His first goal is just to keep up with the standards set by the cornerstones of the franchise that he considered the most fun to watch in the league.
“The hardest part is playing to the level of intensity that Kevin Durant and Russell Westbrook set. They set the standard for working hard here and definitely living up to that standard, you’ve got to be able to bring it every day,” Jones said Saturday at his introductory news conference.
“Just being in the gym – being in the gym a lot – and try to stay up to par with them.”
It took a surprising slide for Jones to fall all the way to the Thunder at the No. 28 pick. He was considered a top 10 talent and possibly even a candidate to be the No. 1 pick a year ago before he decided to return for his sophomore year at Baylor.
Then, news that he had trouble with the meniscus in one of his knees apparently scared more teams away.
“Everybody knows that I wasn’t supposed to slide as far as I did but, to be honest, I’m happy I did. This is a great organization. I mean, it’s the perfect spot,” Jones said after holding up his new No. 3 jersey, signifying the suffix on his name.
“I think everything happens for a reason and these guys treat me like family, so I’m more excited to be here than anything.”
General manager Sam Presti said the knee issue existed even before Jones played the last two seasons at Baylor and it shouldn’t keep him out next season, or even during summer league. Presti even called Jones’ straight-line speed one of the best parts of his game.
“He’s played two years and been incredibly consistent with it. It’s just something we have to watch as we go forward. If there’s anything that comes up from it, we’ll be proactive,” Presti said.

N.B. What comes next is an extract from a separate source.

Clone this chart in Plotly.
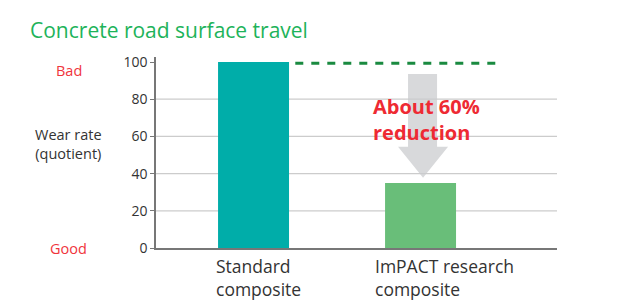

“But going into the situation, we’re thrilled and we’re looking forward to having him compete this summer.”
Jones added: “My knee is doing great.”
The 6-foot-11 Jones provides another versatile piece for the Thunder, which made it to the NBA Finals last season before losing to the Miami Heat in five games.
Presti said he could see Jones fitting into a number of different lineup configurations for coach Scott Brooks next season, although he later confirmed that the Thunder still hasn’t reached an agreement to bring Brooks back.
“I can tell you that we feel like things are progressing,” Presti said. “Our feelings remain consistent. Scott, I think, has made it clear that this is an organization that he wants to be a part of and continue with.”
Jones hesitated to say where he will fit in with the Thunder because he didn’t see many holes to fill as they came within three wins of the championship.
“It surprised me because I didn’t think I’d be here in a million years,” Jones said. “Actually on draft night, when the pick came up for them, I was thinking to myself, `Well, they don’t need me, so they definitely won’t pick me.’ ”
Presti, though, had been watching him since his first college practice at Baylor and jumped at the chance to draft him near the end of the first round.
“We feel like he’s a guy that can impact the team, but he’s going to have to find his way into doing that,” Presti said. “With our team, I think the fact that he is a team guy first and understands team dynamics and how to play, we see that as a huge plus. It was one of the reasons we were so excited about having him.
“The most important thing is we’re going to let him be himself as a basketball player. The definition of his game is certainly not going to be determined by his first season or his previous two seasons. It’s going to be a culmination of years that we’re hopeful he’s going to be a part of the organization.”